▶ [Requirement]:
Collect from the data below each line with "source".

--- START OF Collected material ---

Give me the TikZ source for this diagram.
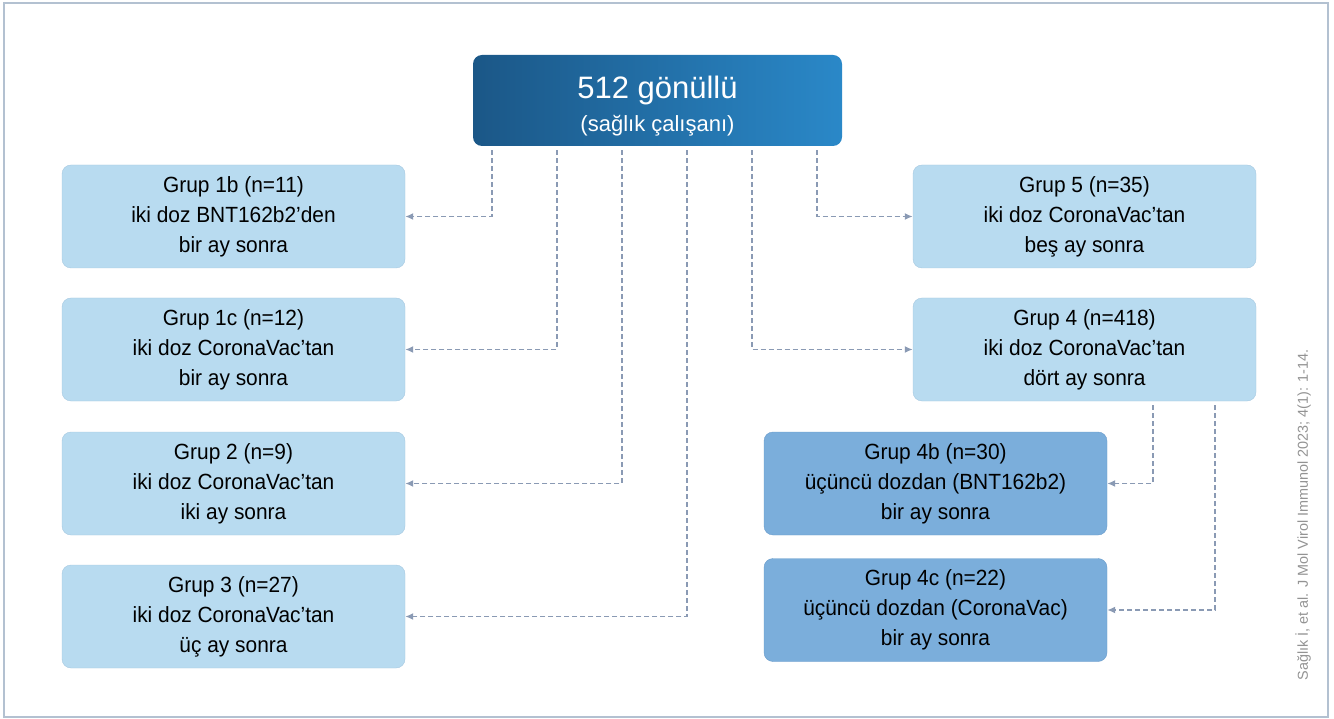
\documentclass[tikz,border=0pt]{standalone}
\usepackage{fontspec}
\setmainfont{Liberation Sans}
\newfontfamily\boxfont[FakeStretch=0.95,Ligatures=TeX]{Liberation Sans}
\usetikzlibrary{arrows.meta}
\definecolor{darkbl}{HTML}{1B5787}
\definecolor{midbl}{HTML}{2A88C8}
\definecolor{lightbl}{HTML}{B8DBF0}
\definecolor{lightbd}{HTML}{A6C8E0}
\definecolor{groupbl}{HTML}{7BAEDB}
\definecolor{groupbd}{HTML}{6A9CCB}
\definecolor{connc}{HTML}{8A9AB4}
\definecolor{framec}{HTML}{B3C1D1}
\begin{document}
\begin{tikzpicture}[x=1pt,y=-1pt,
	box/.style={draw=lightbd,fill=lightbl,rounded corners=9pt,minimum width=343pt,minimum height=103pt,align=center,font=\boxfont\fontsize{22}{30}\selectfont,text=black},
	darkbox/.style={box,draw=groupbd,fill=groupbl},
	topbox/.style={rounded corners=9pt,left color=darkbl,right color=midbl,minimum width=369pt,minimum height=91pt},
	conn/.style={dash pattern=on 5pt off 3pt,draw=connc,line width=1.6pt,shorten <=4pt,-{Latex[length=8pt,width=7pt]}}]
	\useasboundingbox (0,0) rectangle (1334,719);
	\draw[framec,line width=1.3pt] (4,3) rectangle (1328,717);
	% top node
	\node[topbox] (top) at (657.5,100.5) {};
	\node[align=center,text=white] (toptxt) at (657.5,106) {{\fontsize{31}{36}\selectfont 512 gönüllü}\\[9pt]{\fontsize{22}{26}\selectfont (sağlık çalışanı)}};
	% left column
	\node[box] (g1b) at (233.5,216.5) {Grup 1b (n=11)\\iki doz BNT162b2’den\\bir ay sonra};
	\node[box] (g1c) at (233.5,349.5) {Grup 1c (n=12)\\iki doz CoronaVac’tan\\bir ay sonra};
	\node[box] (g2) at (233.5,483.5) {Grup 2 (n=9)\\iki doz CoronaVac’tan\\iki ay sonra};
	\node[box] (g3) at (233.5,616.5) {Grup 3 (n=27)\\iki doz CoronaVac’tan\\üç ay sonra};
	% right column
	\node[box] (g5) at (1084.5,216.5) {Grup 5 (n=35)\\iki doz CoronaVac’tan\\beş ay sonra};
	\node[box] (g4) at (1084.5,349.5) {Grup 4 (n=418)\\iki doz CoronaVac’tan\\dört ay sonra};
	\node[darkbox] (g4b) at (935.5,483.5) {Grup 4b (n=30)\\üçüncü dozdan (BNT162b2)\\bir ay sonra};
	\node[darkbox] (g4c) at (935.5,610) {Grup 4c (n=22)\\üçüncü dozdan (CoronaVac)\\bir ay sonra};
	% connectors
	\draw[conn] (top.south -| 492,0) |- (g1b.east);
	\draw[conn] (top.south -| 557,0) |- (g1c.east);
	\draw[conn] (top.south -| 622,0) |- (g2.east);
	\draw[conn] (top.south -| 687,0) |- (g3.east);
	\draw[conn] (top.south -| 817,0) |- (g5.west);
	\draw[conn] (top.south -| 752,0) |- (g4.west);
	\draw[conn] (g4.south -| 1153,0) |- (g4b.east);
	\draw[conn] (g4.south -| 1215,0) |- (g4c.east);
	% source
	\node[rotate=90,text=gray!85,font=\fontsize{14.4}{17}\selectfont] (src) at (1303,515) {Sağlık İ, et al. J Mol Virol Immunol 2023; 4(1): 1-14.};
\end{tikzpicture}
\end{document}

--- END OF Collected material ---

▶ [Written reply]:
Give me the TikZ source for this diagram.
	% source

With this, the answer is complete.